In Alexandra de Sousa’s chapter on spirit possession on the Bijagós Islands the bodies of women serve as vessels to accomplish the initiation of young men into full ancestors. The spirits of these young men who because of their premature death could not accomplish their initiation into full personhood take possession of women. The possessed women undergo an initiation and thus establish and fulfill not only their own personhood but also the one of the spirit they embody. Thus, female initiation is in fact a post-mortem male initiation. While in everyday life women’s bodies become the location of a future child, during initiation they harbor the spirit of a defunct who died too early. Pregnant women are not allowed to undergo initiation because it is impossible to carry at the same time a foetus and a defunct.

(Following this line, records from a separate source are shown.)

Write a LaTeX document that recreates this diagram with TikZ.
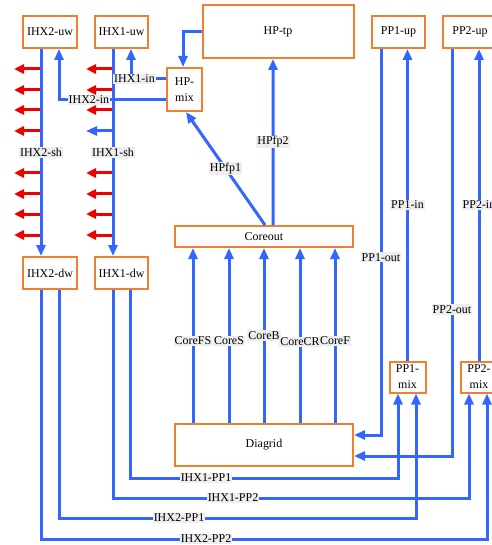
\documentclass[tikz,border=0pt]{standalone}
\usepackage{fontspec}
\setmainfont{Liberation Serif}
\usetikzlibrary{arrows.meta}
\definecolor{flowblue}{RGB}{51,102,255}
\definecolor{boxorange}{RGB}{240,128,48}
\definecolor{heatred}{RGB}{238,0,0}
\definecolor{labelgray}{RGB}{238,238,238}
\begin{document}
\begin{tikzpicture}[x=1bp,y=-1bp,
  box/.style={draw=boxorange, line width=2bp, fill=white, inner sep=0pt, align=center,
              font=\fontsize{12}{16}\selectfont},
  flow/.style={draw=flowblue, line width=3bp, -{Triangle[length=11bp,width=9bp]}},
  heat/.style={draw=heatred, line width=3bp, -{Triangle[length=10bp,width=9bp]}},
  lbl/.style={fill=labelgray, inner sep=1bp, font=\fontsize{12}{13}\selectfont},
]
\useasboundingbox (0,0) rectangle (492,545);
\clip (0,0) rectangle (492,545);

% boxes
\node[box, minimum width=54bp, minimum height=32bp] (ihx2uw) at (50,32) {IHX2-uw};
\node[box, minimum width=53bp, minimum height=32bp] (ihx1uw) at (121.5,32) {IHX1-uw};
\node[box, minimum width=151bp, minimum height=53bp] (hptp) at (278,31.5) {HP-tp};
\node[box, minimum width=53bp, minimum height=32bp] (pp1up) at (398.5,32) {PP1-up};
\node[box, minimum width=54bp, minimum height=32bp] (pp2up) at (470,32) {PP2-up};
\node[box, minimum width=35bp, minimum height=43bp] (hpmix) at (184.5,89.5) {HP-\\mix};
\node[box, minimum width=54bp, minimum height=32bp] (ihx2dw) at (50,273) {IHX2-dw};
\node[box, minimum width=53bp, minimum height=32bp] (ihx1dw) at (121.5,273) {IHX1-dw};
\node[box, minimum width=178bp, minimum height=21bp] (coreout) at (264,236.5) {Coreout};
\node[box, minimum width=178bp, minimum height=42bp] (diagrid) at (264,445) {Diagrid};
\node[box, minimum width=36bp, minimum height=31bp] (pp1mix) at (407.5,377) {PP1-\\mix};
\node[box, minimum width=36bp, minimum height=31bp] (pp2mix) at (479,377) {PP2-\\mix};

% heat rejection arrows
\foreach \y in {69,90,110,131,173,194,214,235}
  \draw[heat] (41,\y) -- (14,\y);
\foreach \y in {69,90,110,173,194,214,235}
  \draw[heat] (113,\y) -- (86,\y);
\draw[flow] (113,131) -- (86,131);

% IHX shells
\draw[flow] ([xshift=-9bp]ihx2uw.south) -- node[lbl]{IHX2-sh} ([xshift=-9bp]ihx2dw.north);
\draw[flow] ([xshift=-8.5bp]ihx1uw.south) -- node[lbl]{IHX1-sh} ([xshift=-8.5bp]ihx1dw.north);

% HP routes
\draw[flow] (hptp.west) -| ([xshift=-1.5bp]hpmix.north);
\draw[flow] ([yshift=10.5bp]hpmix.west) -| node[lbl,pos=0.45]{IHX1-in} ([xshift=9.5bp]ihx1uw.south);
\draw[flow] ([yshift=-10.5bp]hpmix.west) -| node[lbl,pos=0.36]{IHX2-in} ([xshift=9bp]ihx2uw.south);
\draw[flow] ([xshift=1bp]coreout.north) -- node[lbl]{HPfp1} ([xshift=1.5bp]hpmix.south);
\draw[flow] ([xshift=9bp]coreout.north) -- node[lbl]{HPfp2} ([xshift=-5bp]hptp.south);

% core channels
\foreach \dx/\t/\p in {-71/CoreFS/0.47, -35/CoreS/0.47, 0/CoreB/0.5, 36/CoreCR/0.465, 71/CoreF/0.47}
  \draw[flow] ([xshift=\dx bp]diagrid.north) -- node[lbl,pos=\p]{\t} ([xshift=\dx bp]coreout.south);

% pump loops
\draw[flow] (pp1mix.north) -- node[lbl]{PP1-in} (pp1mix.north |- pp1up.south);
\draw[flow] (pp2mix.north) -- node[lbl]{PP2-in} (pp2mix.north |- pp2up.south);
\draw[flow] ([xshift=-17.5bp]pp1up.south) |- node[lbl,pos=0.27]{PP1-out} ([yshift=10bp]diagrid.east);
\draw[flow] ([xshift=-18bp]pp2up.south) |- node[lbl,pos=0.32]{PP2-out} ([yshift=-11bp]diagrid.east);

% bottom routes
\coordinate (h11) at (206,478);
\coordinate (h12) at (233,498);
\coordinate (h21) at (179,518);
\coordinate (h22) at (206,539);
\draw[flow] ([xshift=8.5bp]ihx1dw.south) |- (h11) node[lbl]{IHX1-PP1} -| ([xshift=-9.5bp]pp1mix.south);
\draw[flow] ([xshift=-8.5bp]ihx1dw.south) |- (h12) node[lbl]{IHX1-PP2} -| ([xshift=-10bp]pp2mix.south);
\draw[flow] ([xshift=9bp]ihx2dw.south) |- (h21) node[lbl]{IHX2-PP1} -| ([xshift=8.5bp]pp1mix.south);
\draw[flow] ([xshift=-9bp]ihx2dw.south) |- (h22) node[lbl]{IHX2-PP2} -| ([xshift=8bp]pp2mix.south);
\end{tikzpicture}
\end{document}
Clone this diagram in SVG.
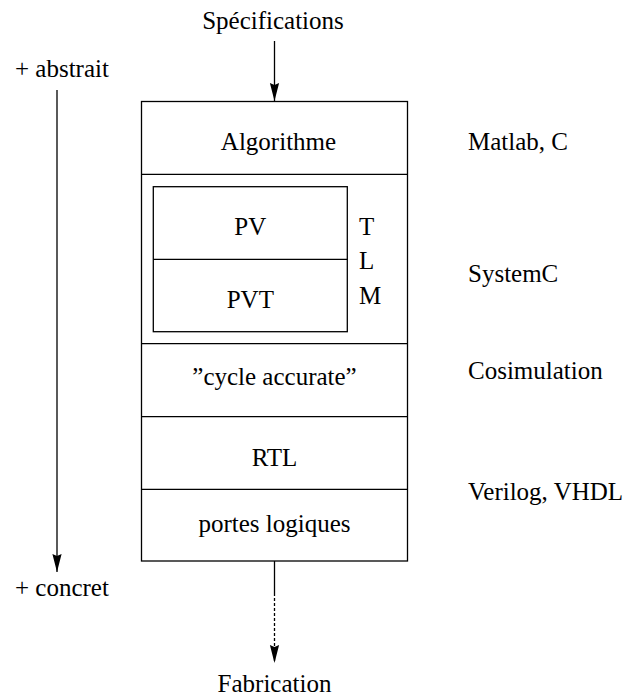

Here possession surely is not sex war. On the contrary, it is concerned with the social reproduction of the community, women’s bodies not only producing babies but also ancestors. During the time of initiation women change into warriors, the age group of the young men they have incorporated. While being pregnant with a defunct they display the virile qualities of warriors thus relating to the longstanding warrior tradition of the Bijagós Islands. By doing so they dislocate the dominant gender norms while at the same time confirming their productive power of women’s bodies.

As in other African regions, the self, the body and the person are not unitary concepts but open to a constant reformulation through mutable entanglements with others. In this context, spirit possession could be seen as one of many practices that inscribe dividuality (Strathern 1988; Battaglia 1995:3).